## The data
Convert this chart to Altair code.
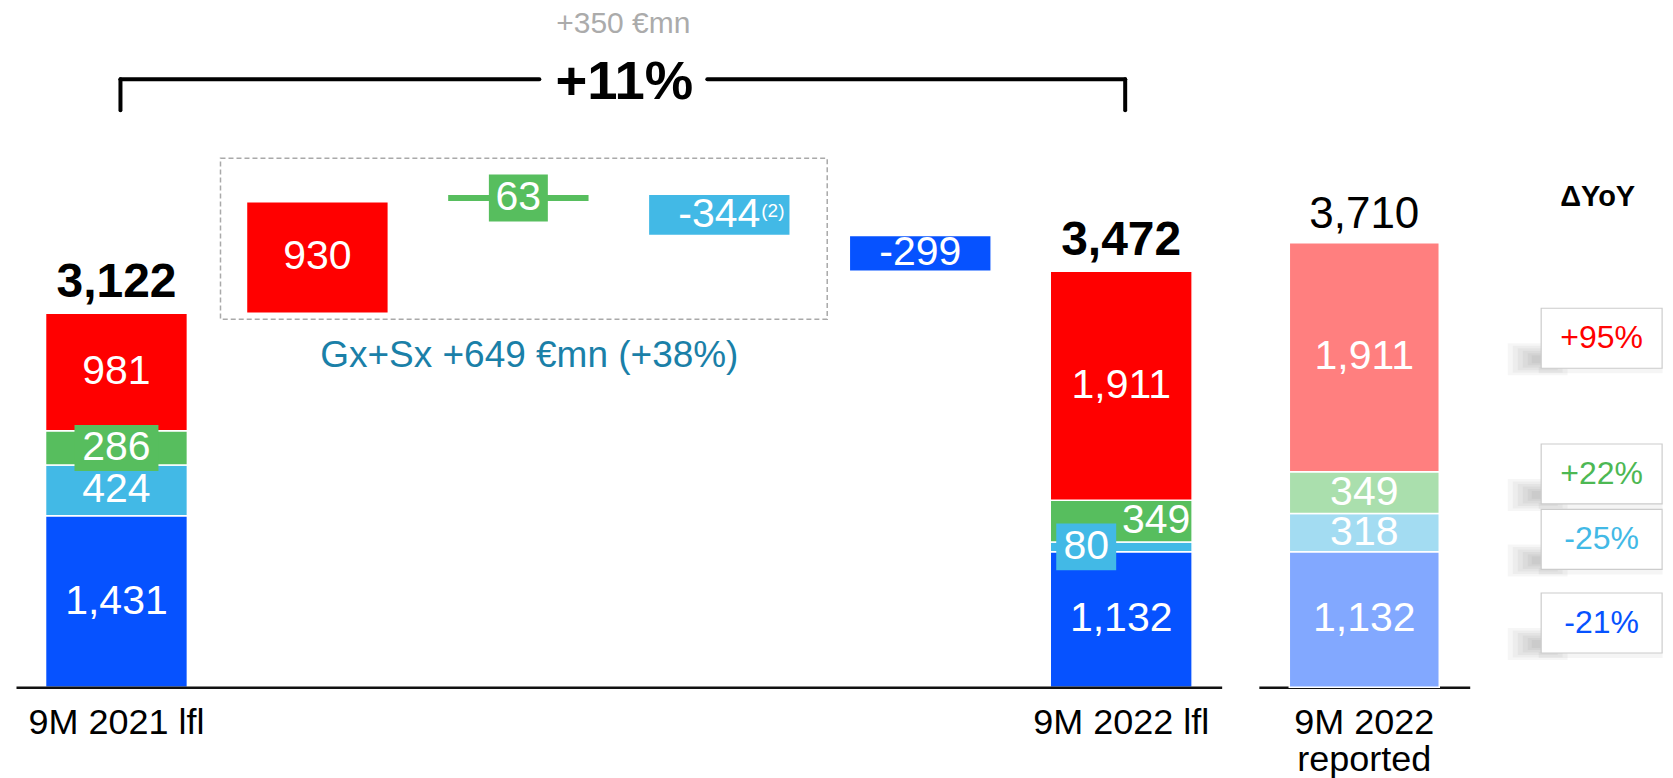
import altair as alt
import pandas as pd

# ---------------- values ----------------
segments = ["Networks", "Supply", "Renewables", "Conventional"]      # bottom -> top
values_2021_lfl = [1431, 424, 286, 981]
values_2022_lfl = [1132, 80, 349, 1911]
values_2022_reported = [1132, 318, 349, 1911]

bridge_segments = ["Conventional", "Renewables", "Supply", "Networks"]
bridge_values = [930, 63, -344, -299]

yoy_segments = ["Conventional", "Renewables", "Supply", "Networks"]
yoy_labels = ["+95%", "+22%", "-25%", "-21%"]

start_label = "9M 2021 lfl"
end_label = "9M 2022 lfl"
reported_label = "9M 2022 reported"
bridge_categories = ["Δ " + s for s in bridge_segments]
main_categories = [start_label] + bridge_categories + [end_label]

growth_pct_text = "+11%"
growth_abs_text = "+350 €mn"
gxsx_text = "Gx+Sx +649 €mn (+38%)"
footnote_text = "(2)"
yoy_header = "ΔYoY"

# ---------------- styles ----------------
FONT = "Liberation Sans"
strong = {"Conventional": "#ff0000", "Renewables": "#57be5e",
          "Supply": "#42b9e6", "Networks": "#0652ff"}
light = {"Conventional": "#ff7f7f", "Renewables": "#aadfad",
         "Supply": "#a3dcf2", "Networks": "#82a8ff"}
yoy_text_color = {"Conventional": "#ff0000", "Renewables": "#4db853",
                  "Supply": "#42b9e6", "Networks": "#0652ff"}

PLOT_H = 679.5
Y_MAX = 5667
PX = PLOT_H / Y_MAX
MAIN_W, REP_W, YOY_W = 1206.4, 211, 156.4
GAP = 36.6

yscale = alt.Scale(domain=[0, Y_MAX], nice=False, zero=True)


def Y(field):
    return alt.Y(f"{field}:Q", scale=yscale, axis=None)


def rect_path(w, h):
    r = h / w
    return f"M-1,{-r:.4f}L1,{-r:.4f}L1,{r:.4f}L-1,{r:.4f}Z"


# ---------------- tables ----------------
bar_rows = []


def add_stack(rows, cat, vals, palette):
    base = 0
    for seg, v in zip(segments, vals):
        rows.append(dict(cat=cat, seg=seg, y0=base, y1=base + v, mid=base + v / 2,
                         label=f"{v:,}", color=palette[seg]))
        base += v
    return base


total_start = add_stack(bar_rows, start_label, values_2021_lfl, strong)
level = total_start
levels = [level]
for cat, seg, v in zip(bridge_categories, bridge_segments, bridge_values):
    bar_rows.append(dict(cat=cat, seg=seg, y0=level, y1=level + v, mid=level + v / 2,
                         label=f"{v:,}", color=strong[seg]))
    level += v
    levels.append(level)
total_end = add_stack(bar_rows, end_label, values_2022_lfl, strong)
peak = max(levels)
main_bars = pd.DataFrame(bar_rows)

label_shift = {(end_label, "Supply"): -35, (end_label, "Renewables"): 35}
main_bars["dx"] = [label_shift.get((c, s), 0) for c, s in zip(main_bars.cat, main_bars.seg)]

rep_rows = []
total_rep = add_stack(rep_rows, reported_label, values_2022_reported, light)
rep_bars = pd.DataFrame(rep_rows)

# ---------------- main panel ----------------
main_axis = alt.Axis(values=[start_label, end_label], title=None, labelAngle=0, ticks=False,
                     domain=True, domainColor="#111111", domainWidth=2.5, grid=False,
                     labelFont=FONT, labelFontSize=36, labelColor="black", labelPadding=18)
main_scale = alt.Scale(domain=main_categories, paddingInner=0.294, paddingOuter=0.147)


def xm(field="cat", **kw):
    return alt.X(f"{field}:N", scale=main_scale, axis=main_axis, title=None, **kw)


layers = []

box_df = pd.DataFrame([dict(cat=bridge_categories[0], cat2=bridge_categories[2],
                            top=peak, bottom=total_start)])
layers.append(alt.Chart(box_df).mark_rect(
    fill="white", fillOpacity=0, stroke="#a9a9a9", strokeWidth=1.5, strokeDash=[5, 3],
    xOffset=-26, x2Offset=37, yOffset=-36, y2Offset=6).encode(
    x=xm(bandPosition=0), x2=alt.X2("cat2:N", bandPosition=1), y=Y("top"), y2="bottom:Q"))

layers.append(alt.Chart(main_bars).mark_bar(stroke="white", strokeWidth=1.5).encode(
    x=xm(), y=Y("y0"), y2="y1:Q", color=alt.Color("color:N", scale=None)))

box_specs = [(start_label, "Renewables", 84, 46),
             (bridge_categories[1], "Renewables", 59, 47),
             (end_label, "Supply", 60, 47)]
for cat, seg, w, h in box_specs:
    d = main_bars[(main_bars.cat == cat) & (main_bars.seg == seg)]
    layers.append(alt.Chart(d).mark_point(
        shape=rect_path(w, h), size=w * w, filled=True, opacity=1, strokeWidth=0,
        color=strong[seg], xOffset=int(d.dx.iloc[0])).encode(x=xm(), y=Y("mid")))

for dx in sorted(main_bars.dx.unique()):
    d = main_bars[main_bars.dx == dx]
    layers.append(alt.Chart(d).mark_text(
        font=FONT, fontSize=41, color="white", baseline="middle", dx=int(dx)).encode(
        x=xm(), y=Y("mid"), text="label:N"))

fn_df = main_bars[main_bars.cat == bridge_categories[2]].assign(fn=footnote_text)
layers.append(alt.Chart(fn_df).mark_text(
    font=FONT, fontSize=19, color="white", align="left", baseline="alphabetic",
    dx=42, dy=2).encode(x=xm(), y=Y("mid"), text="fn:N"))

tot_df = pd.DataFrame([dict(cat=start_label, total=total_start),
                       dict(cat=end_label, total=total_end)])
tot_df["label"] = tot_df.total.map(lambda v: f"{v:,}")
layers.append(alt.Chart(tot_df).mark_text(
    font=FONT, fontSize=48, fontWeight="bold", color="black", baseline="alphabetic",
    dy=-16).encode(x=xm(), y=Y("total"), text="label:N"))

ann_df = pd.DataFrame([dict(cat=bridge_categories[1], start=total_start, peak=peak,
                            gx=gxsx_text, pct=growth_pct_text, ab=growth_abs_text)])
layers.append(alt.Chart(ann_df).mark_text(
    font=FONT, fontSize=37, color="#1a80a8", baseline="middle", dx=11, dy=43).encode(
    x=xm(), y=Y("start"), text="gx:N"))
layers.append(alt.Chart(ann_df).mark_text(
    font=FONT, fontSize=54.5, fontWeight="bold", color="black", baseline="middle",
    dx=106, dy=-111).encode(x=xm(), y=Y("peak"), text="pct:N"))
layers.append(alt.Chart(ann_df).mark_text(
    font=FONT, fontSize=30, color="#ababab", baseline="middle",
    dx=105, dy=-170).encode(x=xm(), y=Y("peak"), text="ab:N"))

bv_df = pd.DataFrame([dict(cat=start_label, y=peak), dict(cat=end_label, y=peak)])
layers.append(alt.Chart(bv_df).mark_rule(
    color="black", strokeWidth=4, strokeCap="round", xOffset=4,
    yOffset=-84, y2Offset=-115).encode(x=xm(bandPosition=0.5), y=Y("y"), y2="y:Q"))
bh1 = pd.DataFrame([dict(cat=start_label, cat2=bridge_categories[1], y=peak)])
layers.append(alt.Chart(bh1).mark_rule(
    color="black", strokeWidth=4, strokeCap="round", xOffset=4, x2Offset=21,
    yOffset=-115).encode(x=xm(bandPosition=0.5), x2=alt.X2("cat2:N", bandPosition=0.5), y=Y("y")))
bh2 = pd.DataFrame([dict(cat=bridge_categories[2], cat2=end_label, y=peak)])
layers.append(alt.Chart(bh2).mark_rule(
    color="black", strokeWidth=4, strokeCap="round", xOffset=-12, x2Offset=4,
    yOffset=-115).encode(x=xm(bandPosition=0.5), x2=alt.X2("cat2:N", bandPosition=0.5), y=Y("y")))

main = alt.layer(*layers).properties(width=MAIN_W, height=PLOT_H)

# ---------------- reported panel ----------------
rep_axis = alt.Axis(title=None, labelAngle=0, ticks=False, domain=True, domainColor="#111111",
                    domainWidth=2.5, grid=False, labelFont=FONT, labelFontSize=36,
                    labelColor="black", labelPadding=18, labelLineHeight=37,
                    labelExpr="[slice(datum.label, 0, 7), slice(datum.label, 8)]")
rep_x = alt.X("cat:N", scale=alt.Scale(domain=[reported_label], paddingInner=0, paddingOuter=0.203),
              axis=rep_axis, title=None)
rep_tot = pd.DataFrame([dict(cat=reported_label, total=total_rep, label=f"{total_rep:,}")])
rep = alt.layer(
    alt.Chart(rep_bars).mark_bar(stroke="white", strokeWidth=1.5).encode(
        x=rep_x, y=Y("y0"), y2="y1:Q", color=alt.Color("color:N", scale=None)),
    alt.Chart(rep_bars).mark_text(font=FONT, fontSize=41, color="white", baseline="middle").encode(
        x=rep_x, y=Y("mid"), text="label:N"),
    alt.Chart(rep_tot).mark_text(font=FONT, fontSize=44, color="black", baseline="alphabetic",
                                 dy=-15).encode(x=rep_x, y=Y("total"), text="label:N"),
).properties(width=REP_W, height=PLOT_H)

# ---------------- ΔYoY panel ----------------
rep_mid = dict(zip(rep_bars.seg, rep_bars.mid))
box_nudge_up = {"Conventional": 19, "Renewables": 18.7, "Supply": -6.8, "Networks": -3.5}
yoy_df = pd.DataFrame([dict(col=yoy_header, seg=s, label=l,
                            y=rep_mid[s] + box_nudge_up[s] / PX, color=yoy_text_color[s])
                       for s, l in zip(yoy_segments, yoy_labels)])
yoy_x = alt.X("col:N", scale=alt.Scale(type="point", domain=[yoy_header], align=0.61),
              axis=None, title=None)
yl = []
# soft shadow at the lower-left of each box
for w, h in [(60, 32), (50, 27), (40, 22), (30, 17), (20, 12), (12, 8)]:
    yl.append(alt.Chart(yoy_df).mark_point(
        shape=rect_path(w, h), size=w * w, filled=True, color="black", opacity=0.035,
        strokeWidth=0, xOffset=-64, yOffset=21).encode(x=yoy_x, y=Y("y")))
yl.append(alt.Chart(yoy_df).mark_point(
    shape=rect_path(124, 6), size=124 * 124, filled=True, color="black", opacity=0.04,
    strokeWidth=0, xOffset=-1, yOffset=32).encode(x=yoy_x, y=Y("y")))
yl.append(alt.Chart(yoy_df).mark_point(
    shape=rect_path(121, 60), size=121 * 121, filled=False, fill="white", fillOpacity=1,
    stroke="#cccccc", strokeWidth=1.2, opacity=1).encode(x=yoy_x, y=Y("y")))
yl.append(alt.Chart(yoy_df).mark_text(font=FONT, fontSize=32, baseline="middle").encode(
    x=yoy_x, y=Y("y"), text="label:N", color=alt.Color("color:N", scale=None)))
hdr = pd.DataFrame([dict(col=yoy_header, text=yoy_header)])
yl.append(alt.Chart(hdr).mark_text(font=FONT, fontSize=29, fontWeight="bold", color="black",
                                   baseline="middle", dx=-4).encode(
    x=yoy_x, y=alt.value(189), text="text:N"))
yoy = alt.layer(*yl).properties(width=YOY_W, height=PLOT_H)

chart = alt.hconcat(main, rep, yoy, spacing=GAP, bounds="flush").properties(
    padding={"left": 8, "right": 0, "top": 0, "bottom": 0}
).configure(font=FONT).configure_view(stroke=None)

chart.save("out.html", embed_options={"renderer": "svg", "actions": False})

==

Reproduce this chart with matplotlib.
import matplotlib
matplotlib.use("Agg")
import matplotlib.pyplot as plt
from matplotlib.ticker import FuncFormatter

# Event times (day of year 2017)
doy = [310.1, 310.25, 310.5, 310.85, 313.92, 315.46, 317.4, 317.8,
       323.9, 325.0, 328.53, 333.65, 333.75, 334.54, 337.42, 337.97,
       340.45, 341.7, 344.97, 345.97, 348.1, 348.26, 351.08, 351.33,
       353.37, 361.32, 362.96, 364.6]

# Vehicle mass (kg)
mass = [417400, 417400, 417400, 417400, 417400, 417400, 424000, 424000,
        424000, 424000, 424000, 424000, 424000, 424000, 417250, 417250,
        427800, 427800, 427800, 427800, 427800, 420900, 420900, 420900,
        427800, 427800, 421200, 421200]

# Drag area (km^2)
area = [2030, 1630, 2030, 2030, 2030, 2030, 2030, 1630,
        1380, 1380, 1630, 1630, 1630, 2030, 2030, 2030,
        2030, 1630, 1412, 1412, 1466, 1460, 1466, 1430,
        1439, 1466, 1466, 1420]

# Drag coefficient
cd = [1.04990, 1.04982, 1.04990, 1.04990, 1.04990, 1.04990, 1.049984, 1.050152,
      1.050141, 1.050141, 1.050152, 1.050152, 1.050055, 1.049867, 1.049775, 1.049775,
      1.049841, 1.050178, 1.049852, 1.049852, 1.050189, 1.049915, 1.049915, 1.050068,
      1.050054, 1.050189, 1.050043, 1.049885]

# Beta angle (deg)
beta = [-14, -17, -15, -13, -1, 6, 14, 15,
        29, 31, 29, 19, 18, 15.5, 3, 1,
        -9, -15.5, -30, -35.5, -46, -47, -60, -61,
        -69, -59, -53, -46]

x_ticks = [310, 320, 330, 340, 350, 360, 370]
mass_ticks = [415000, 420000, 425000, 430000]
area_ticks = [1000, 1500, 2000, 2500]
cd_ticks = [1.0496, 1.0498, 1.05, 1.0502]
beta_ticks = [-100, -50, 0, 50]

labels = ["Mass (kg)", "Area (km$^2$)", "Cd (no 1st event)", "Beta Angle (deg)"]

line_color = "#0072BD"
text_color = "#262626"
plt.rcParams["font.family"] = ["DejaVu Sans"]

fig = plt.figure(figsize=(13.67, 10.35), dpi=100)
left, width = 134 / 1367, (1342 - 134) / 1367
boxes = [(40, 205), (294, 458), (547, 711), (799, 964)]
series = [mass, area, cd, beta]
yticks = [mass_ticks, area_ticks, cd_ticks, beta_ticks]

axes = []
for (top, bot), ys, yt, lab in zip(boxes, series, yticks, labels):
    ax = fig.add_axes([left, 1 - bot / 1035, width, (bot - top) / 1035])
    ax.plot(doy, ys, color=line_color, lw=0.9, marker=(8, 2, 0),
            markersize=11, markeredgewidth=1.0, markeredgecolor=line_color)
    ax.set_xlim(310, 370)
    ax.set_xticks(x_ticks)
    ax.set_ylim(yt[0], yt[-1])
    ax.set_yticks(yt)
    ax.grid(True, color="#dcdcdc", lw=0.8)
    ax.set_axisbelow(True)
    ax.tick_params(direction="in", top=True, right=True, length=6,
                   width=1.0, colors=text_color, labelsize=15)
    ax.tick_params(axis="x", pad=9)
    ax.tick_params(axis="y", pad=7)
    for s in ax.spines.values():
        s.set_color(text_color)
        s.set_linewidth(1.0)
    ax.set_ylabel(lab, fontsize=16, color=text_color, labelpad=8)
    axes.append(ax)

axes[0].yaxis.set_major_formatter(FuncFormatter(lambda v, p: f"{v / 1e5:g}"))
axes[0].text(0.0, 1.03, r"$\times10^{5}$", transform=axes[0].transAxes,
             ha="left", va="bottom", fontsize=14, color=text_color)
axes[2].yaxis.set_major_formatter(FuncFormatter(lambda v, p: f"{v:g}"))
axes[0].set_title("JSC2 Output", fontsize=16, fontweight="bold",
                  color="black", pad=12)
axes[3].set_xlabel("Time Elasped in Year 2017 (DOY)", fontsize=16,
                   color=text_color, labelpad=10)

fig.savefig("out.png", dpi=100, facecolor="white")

## Work to do
Take out nothing but the lines from the one containing "Convert this chart to Altair code." to the one containing "main_categories = [start_label]", inclusive, retyped exactly. Drop the pictures.

## Reply
Convert this chart to Altair code.
import altair as alt
import pandas as pd

# ---------------- values ----------------
segments = ["Networks", "Supply", "Renewables", "Conventional"]      # bottom -> top
values_2021_lfl = [1431, 424, 286, 981]
values_2022_lfl = [1132, 80, 349, 1911]
values_2022_reported = [1132, 318, 349, 1911]

bridge_segments = ["Conventional", "Renewables", "Supply", "Networks"]
bridge_values = [930, 63, -344, -299]

yoy_segments = ["Conventional", "Renewables", "Supply", "Networks"]
yoy_labels = ["+95%", "+22%", "-25%", "-21%"]

start_label = "9M 2021 lfl"
end_label = "9M 2022 lfl"
reported_label = "9M 2022 reported"
bridge_categories = ["Δ " + s for s in bridge_segments]
main_categories = [start_label] + bridge_categories + [end_label]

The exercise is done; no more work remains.